SELMA, AL–An unforgettable moment in history as thousands marched across the Edmund Pettus Bridge in Selma, Alabama for the 54th annual Selma Bridge Jubilee Crossing and “Bloody Sunday”.
The Arkansas Martin Luther King Jr. Commission and KARK 4’s Re’Chelle Turner traveled to Alabama for the event.
The group left from Little Rock, on Saturday. They traveled through Tenneessee, Mississippi, and made a stop in Birmingham, Alabama at 16th Street Baptist Church.
In 1963, the church was the target of the racially motivated bombing that killed four young girls in the midst of the Civil Rights Movement.

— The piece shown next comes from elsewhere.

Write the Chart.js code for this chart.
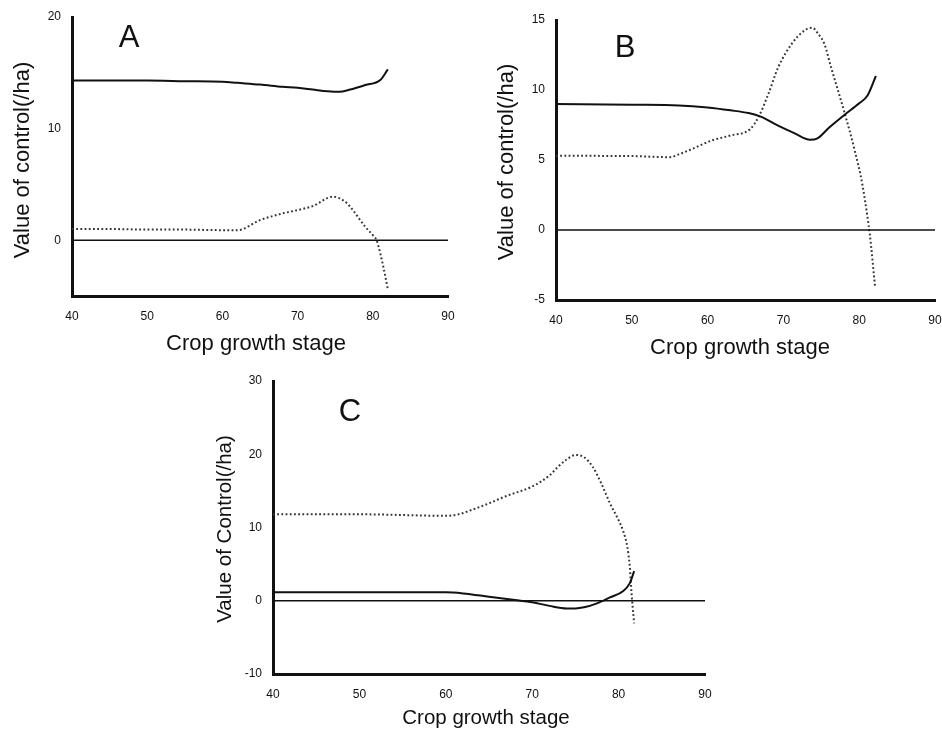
<!DOCTYPE html>
<html>
<head>
<meta charset="utf-8">
<script src="https://cdn.jsdelivr.net/npm/chart.js@4.4.0/dist/chart.umd.min.js"></script>
<style>
  html, body { margin: 0; padding: 0; background: #fff; }
  #wrap { position: relative; width: 942px; height: 729px; overflow: hidden; }
  #wrap canvas { position: absolute; left: 0; top: 0; }
</style>
</head>
<body>
<div id="wrap">
  <canvas id="chartA" width="942" height="729"></canvas>
  <canvas id="chartB" width="942" height="729"></canvas>
  <canvas id="chartC" width="942" height="729"></canvas>
</div>
<script>
// shared axis stuff
const stageTicks = [40, 50, 60, 70, 80, 90];
const zeroStage = [40, 90];
const zeroValue = [0, 0];

// panel A
const yTicksA = [0, 10, 20];
const solidStageA = [40, 45, 50, 55, 60, 62, 65, 68, 70, 72, 74, 75.5, 77, 79, 81, 82];
const solidValueA = [14.3, 14.3, 14.3, 14.25, 14.2, 14.1, 13.95, 13.75, 13.65, 13.5, 13.35, 13.3, 13.5, 13.9, 14.35, 15.3];
const dotStageA = [40, 45, 50, 55, 60, 62, 65, 68, 70, 72, 74.7, 76, 77, 78, 79, 80, 80.5, 81, 81.5, 82];
const dotValueA = [1.0, 1.0, 0.95, 0.95, 0.9, 0.9, 1.8, 2.4, 2.7, 3.05, 3.9, 3.6, 3.0, 2.1, 1.2, 0.45, 0.0, -1.2, -2.7, -4.4];

// panel B
const yTicksB = [-5, 0, 5, 10, 15];
const solidStageB = [40, 50, 56.2, 60, 63, 65.4, 67, 69.3, 71.5, 73.5, 74.5, 76, 78, 80, 81.1, 82.2];
const solidValueB = [9.0, 8.95, 8.9, 8.75, 8.55, 8.35, 8.1, 7.45, 6.9, 6.45, 6.55, 7.3, 8.2, 9.05, 9.6, 11.0];
const dotStageB = [40, 50, 55, 56.2, 58, 60.6, 63, 65.6, 66.7, 68, 69.3, 71.1, 72.8, 73.8, 74.6, 75.4, 76.3, 78, 79.4, 80.4, 81.1, 81.4, 82.1];
const dotValueB = [5.3, 5.28, 5.2, 5.4, 5.8, 6.4, 6.75, 7.2, 8.05, 9.7, 11.6, 13.3, 14.26, 14.45, 14.0, 13.3, 11.6, 8.5, 5.7, 3.3, 0.9, -0.3, -4.1];

// panel C
const yTicksC = [-10, 0, 10, 20, 30];
const solidStageC = [40, 50, 60, 62, 65, 68, 70, 72, 74, 75, 76, 77.5, 79, 80.5, 81.3, 81.8];
const solidValueC = [1.15, 1.15, 1.15, 1.0, 0.55, 0.1, -0.2, -0.7, -1.05, -1.05, -0.9, -0.36, 0.45, 1.3, 2.4, 4.05];
const dotStageC = [40, 50, 60, 61.5, 63, 65, 67, 70, 72, 73, 74, 75, 76, 77, 78, 79, 80, 80.5, 81, 81.3, 81.5, 81.8];
const dotValueC = [11.8, 11.8, 11.6, 11.8, 12.4, 13.3, 14.3, 15.6, 17.1, 18.3, 19.3, 19.9, 19.6, 18.3, 16.0, 13.3, 11.0, 9.6, 7.4, 4.6, 1.0, -3.1];

const FONT = '"Liberation Sans", Arial, Helvetica, sans-serif';
const Y_W = 40, X_H = 45;

const toPoints = (xs, ys) => xs.map((x, i) => ({ x: x, y: ys[i] }));

// draws the panel letter and both axis titles
const panelText = {
  id: 'panelText',
  afterDraw(chart, args, o) {
    const ctx = chart.ctx;
    ctx.save();
    ctx.fillStyle = '#111';
    ctx.textAlign = 'center';
    ctx.textBaseline = 'middle';
    ctx.font = '31px ' + FONT;
    ctx.fillText(o.letter, o.letterPos[0], o.letterPos[1]);
    ctx.font = o.titleSize + 'px ' + FONT;
    ctx.fillText('Crop growth stage', o.xTitlePos[0], o.xTitlePos[1]);
    ctx.translate(o.yTitlePos[0], o.yTitlePos[1]);
    ctx.rotate(-Math.PI / 2);
    ctx.fillText(o.yTitle, 0, 0);
    ctx.restore();
  }
};

function makePanel(id, p) {
  new Chart(document.getElementById(id), {
    type: 'line',
    data: {
      datasets: [
        { data: toPoints(zeroStage, zeroValue), borderColor: '#111', borderWidth: 1.5 },
        { data: toPoints(p.solidX, p.solidY), borderColor: '#111', borderWidth: 2, cubicInterpolationMode: 'monotone' },
        { data: toPoints(p.dotX, p.dotY), borderColor: '#333', borderWidth: 2, borderDash: [1.8, 2.4], cubicInterpolationMode: 'monotone' }
      ]
    },
    options: {
      responsive: false,
      animation: false,
      devicePixelRatio: 1,
      elements: { point: { radius: 0 } },
      layout: {
        padding: { left: p.area[0] - Y_W, top: p.area[1], right: 942 - p.area[2], bottom: 729 - p.area[3] - X_H }
      },
      plugins: {
        legend: { display: false },
        tooltip: { enabled: false },
        panelText: p.text
      },
      scales: {
        x: {
          type: 'linear', min: 40, max: 90,
          grid: { display: false },
          border: { display: true, width: 3, color: '#111' },
          ticks: { padding: 5, color: '#111', font: { family: FONT, size: 12 } },
          afterBuildTicks: s => { s.ticks = stageTicks.map(v => ({ value: v })); },
          afterFit: s => { s.height = X_H; s.paddingLeft = 0; s.paddingRight = 0; }
        },
        y: {
          min: p.yMin, max: p.yMax,
          grid: { display: false },
          border: { display: true, width: 3, color: '#111' },
          ticks: { padding: 3, color: '#111', font: { family: FONT, size: 12 } },
          afterBuildTicks: s => { s.ticks = p.yTicks.map(v => ({ value: v })); },
          afterFit: s => { s.width = Y_W; s.paddingTop = 0; s.paddingBottom = 0; }
        }
      }
    },
    plugins: [panelText]
  });
}

makePanel('chartA', {
  area: [72, 17, 448, 296], yMin: -5, yMax: 20, yTicks: yTicksA,
  solidX: solidStageA, solidY: solidValueA, dotX: dotStageA, dotY: dotValueA,
  text: { letter: 'A', letterPos: [129, 38], titleSize: 22, yTitle: 'Value of control(/ha)', yTitlePos: [23, 160], xTitlePos: [256, 344] }
});

makePanel('chartB', {
  area: [556, 20, 935, 300], yMin: -5, yMax: 15, yTicks: yTicksB,
  solidX: solidStageB, solidY: solidValueB, dotX: dotStageB, dotY: dotValueB,
  text: { letter: 'B', letterPos: [625, 48], titleSize: 22, yTitle: 'Value of control(/ha)', yTitlePos: [507, 162], xTitlePos: [740, 348] }
});

makePanel('chartC', {
  area: [273, 381, 705, 674], yMin: -10, yMax: 30, yTicks: yTicksC,
  solidX: solidStageC, solidY: solidValueC, dotX: dotStageC, dotY: dotValueC,
  text: { letter: 'C', letterPos: [350, 412], titleSize: 20.5, yTitle: 'Value of Control(/ha)', yTitlePos: [225, 529], xTitlePos: [486, 718] }
});
</script>
</body>
</html>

Arkansas MLK Commissioners say the experience was powerful and seeing the church brought back memories when they were children.
On Sunday, the MLK commission joined thousands to commemorate “Bloody Sunday,” which happened March 7, 1965, when a group of about 525 African American demonstrators gathered at Browns Chapel to demand the right to vote.
Two weeks later, the Reverend Martin Luther King, Jr. and 3,200 civil rights protesters marched the 49 miles from Selma to the state capital, Montgomery—an event that prompted Congress to pass the Voting Rights Act.
During the trip KARK 4’s Re’Chelle Turner spoke to Charles Steele, National President of the Southern Christian Leadership Conference and Dr. Bernard Lafayette Jr. He is a longtime civil rights activist and organizer, who was a leader in the Civil Rights Movement. He played a leading role in the Selma Voting Rights Movement.